Depuis une quinzaine d’années, la double ostéotomie du bassin est préférée à la triple ostéotomie du bassin, car elle permet d’économiser une incision à risque du bassin (ostéotomie de l’ischium) passant près de l’anus et parfois responsable de complications. Elle est indiquée en cas de dysplasie associée à des signes cliniques mais sans atteinte cartilagineuse majeure. Lorsqu’il y a un doute sur la présence d’arthrose, il est conseillé de réaliser une arthroscopie pré-opératoire afin de visualiser l’état du cartilage et, selon, d’enchaîner sur la chirurgie la plus adaptée.

La prothèse totale de hanche est possible même sur des animaux jeunes (dès 6-7 mois) à l’aide de prothèse non cimentée dans laquelle l’os s’intègre. Le résultat fonctionnel est souvent optimal même pendant la croissance, avec un taux de succès supérieur à 90 %. Ses deux limites principales restent un prix élevé (environ 5 000 euros) et une certaine technicité associée à une disponibilité restreinte (quelques centres hospitaliers vétérinaires ou cliniques en France).

La résection de la tête et du col fémoral, longtemps beaucoup pratiquée, est considérée aujourd’hui comme une chirurgie de dernière intention uniquement pour limiter la douleur de l’animal. Elle est déconseillée chez un animal jeune qui peut s’améliorer parfois avec l’âge. Les propriétaires doivent être prévenus que le résultat fonctionnel est souvent mitigé : il est considéré comme bon chez 38 % des chiens et mauvais dans 42 % des cas (chez le chat, le résultat est encore moins bon, avec, la présence de signes de douleur pour 80 % d’entre eux un an après la chirurgie et dans 100 % des cas une démarche anormale).

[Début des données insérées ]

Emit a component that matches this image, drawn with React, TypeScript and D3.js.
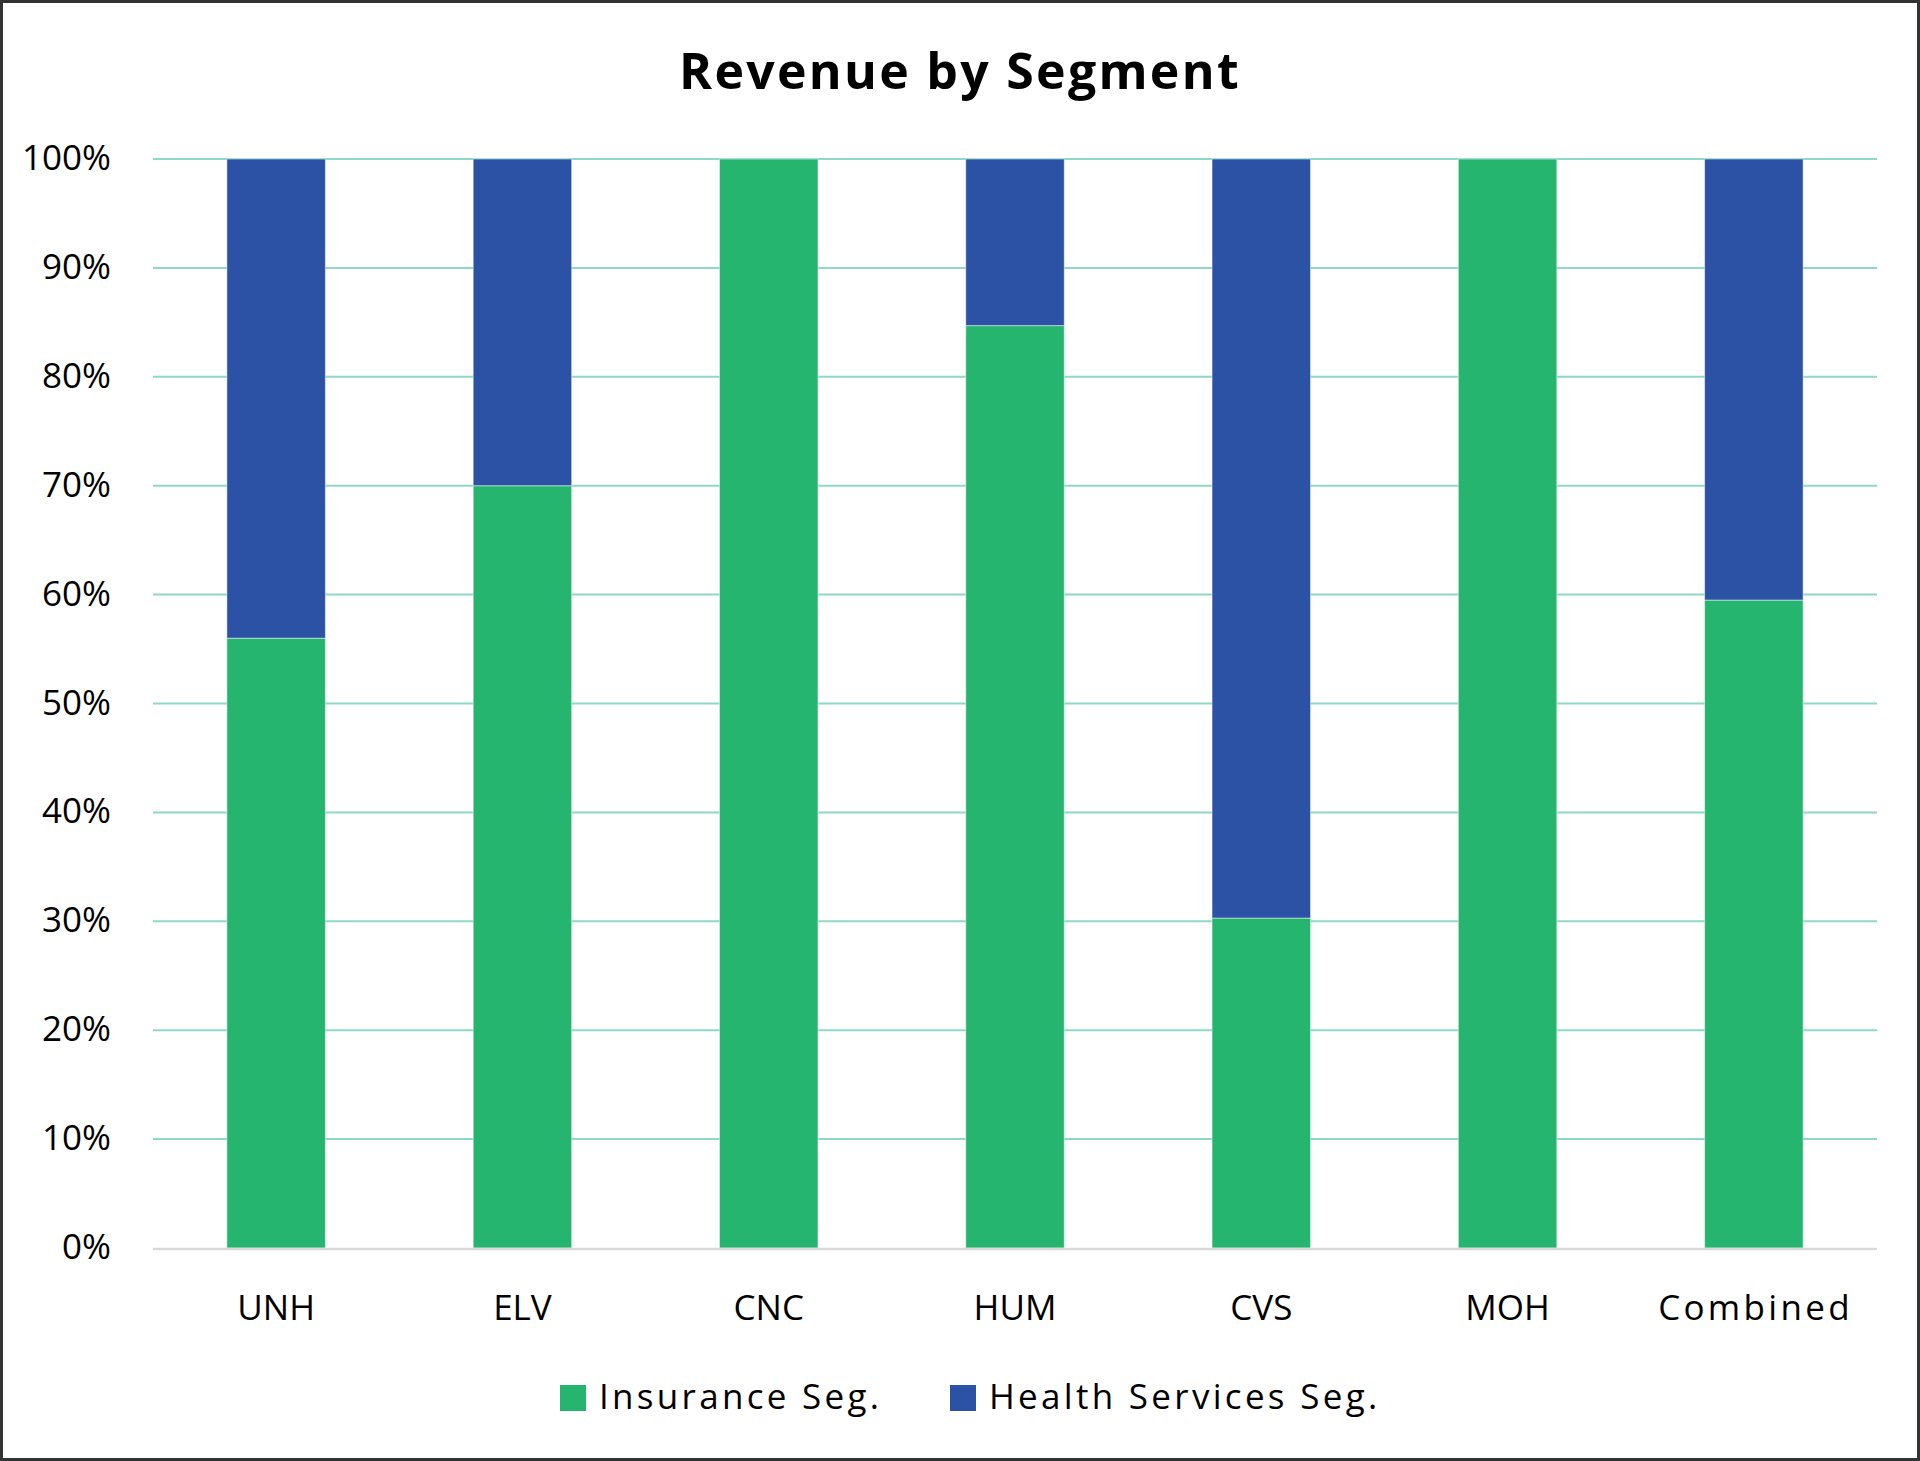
import React, { useEffect } from "react";
import * as d3 from "d3";

const categories = ["UNH", "ELV", "CNC", "HUM", "CVS", "MOH", "Combined"];
const insuranceSeg = [56, 70, 100, 84.7, 30.3, 100, 59.5];
const healthServicesSeg = [44, 30, 0, 15.3, 69.7, 0, 40.5];
const seriesNames = ["Insurance Seg.", "Health Services Seg."];
const seriesColors = ["#26B56F", "#2B52A4"];
const yTicks = [0, 10, 20, 30, 40, 50, 60, 70, 80, 90, 100];
const title = "Revenue by Segment";

const W = 1920;
const H = 1461;
const FONT = "'Open Sans', 'Noto Sans', sans-serif";

export default function App() {
  useEffect(() => {
    document.body.style.margin = "0";
  }, []);

  const x = d3
    .scaleBand<string>()
    .domain(categories)
    .range([153, 1877])
    .paddingInner(0.6)
    .paddingOuter(0.3);
  const y = d3.scaleLinear().domain([0, 100]).range([1248, 159]);

  const rows = categories.map((c, i) => ({
    cat: c,
    ins: insuranceSeg[i],
    hs: healthServicesSeg[i],
  }));
  const stack = d3.stack<any>().keys(["ins", "hs"]);
  const series = stack(rows);

  const hasLower = (s: string) => /[a-z]/.test(s);

  return (
    <svg width={W} height={H} style={{ display: "block", background: "#fff" }}>
      <rect x={1.5} y={1.5} width={W - 3} height={H - 3} fill="#fff" stroke="#333" strokeWidth={3} />
      <text
        x={960}
        y={89}
        textAnchor="middle"
        fontFamily={FONT}
        fontWeight={700}
        fontSize={50}
        letterSpacing={2.3}
        fill="#000"
      >
        {title}
      </text>
      {yTicks.map((t) =>
        t === 0 ? null : (
          <line key={"g" + t} x1={153} x2={1877} y1={y(t)} y2={y(t)} stroke="#8FD8C8" strokeWidth={2} />
        )
      )}
      {yTicks.map((t) => (
        <text
          key={"t" + t}
          x={111}
          y={y(t) + 11}
          textAnchor="end"
          fontFamily={FONT}
          fontSize={35}
          fill="#000"
        >
          {t + "%"}
        </text>
      ))}
      {series.map((s, si) => (
        <g key={si}>
          {s.map((d: any, i: number) =>
            d[1] - d[0] > 0 ? (
              <rect
                key={i}
                x={x(categories[i])}
                width={x.bandwidth()}
                y={y(d[1])}
                height={y(d[0]) - y(d[1])}
                fill={seriesColors[si]}
                stroke="#ffffff"
                strokeOpacity={0.5}
                strokeWidth={1}
              />
            ) : null
          )}
        </g>
      ))}
      <line x1={153} x2={1877} y1={y(0) + 1} y2={y(0) + 1} stroke="#D9D9D9" strokeWidth={2.5} />
      {categories.map((c) => {
        const ls = hasLower(c) ? 3.3 : 0;
        return (
          <text
            key={"x" + c}
            x={(x(c) as number) + x.bandwidth() / 2 + ls / 2}
            y={1320}
            textAnchor="middle"
            fontFamily={FONT}
            fontSize={35}
            letterSpacing={ls}
            fill="#000"
          >
            {c}
          </text>
        );
      })}
      {seriesNames.map((n, i) => {
        const sx = [560, 950][i];
        return (
          <g key={n}>
            <rect x={sx} y={1385} width={26} height={26} fill={seriesColors[i]} />
            <text x={sx + 39} y={1409} fontFamily={FONT} fontSize={35} letterSpacing={3.3} fill="#000">
              {n}
            </text>
          </g>
        );
      })}
    </svg>
  );
}
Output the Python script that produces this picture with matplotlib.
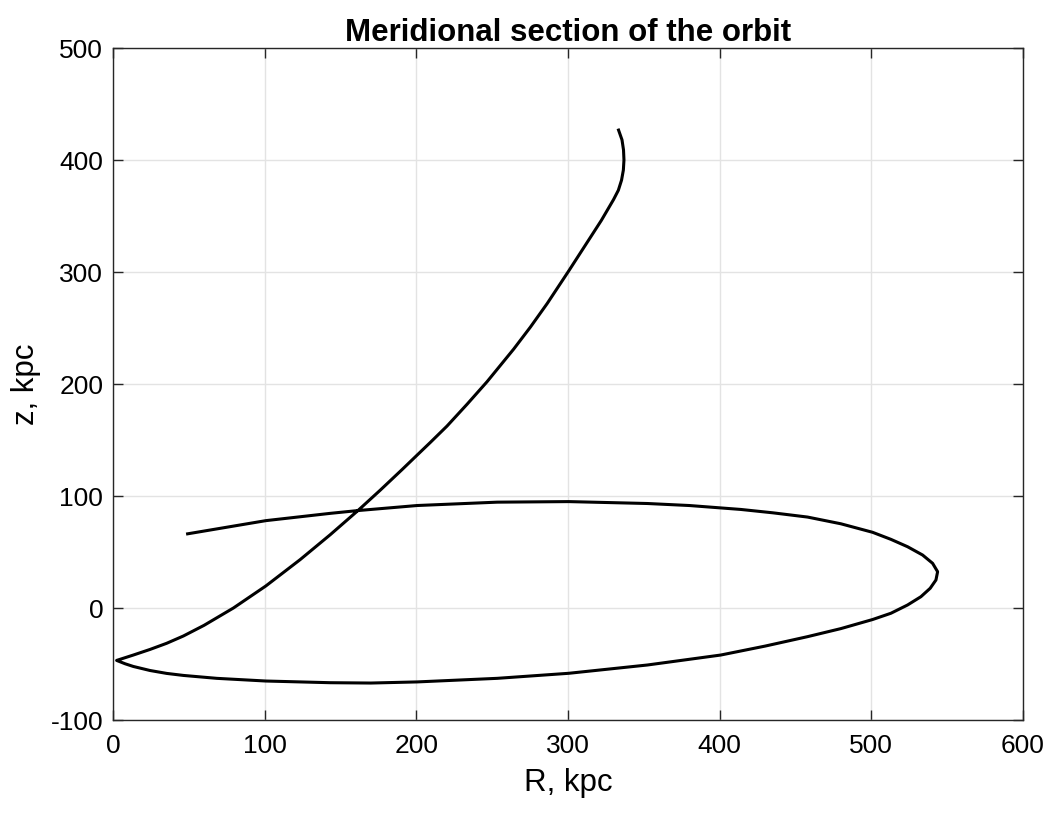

Traitements réalisables chez l’adulte

Chez l’adulte, plusieurs traitements sont possibles. Le traitement conservateur reste envisageable. Il s’agit principalement des anti-inflammatoires non stéroïdiens (AINS) ou des biothérapies (anticorps monoclonaux). Il est associé, comme pour le chien en croissance, à des mesures conservatoires (compléments alimentaires, gestion du poids, alimentation adaptée, exercice modéré).

Les options chirurgicales possibles sont, comme pour le chien en croissance, la prothèse totale de hanche, dans les mêmes conditions (absence d’arthrose) et la résection de la tête et du col fémoral avec pour but surtout la suppression de la douleur.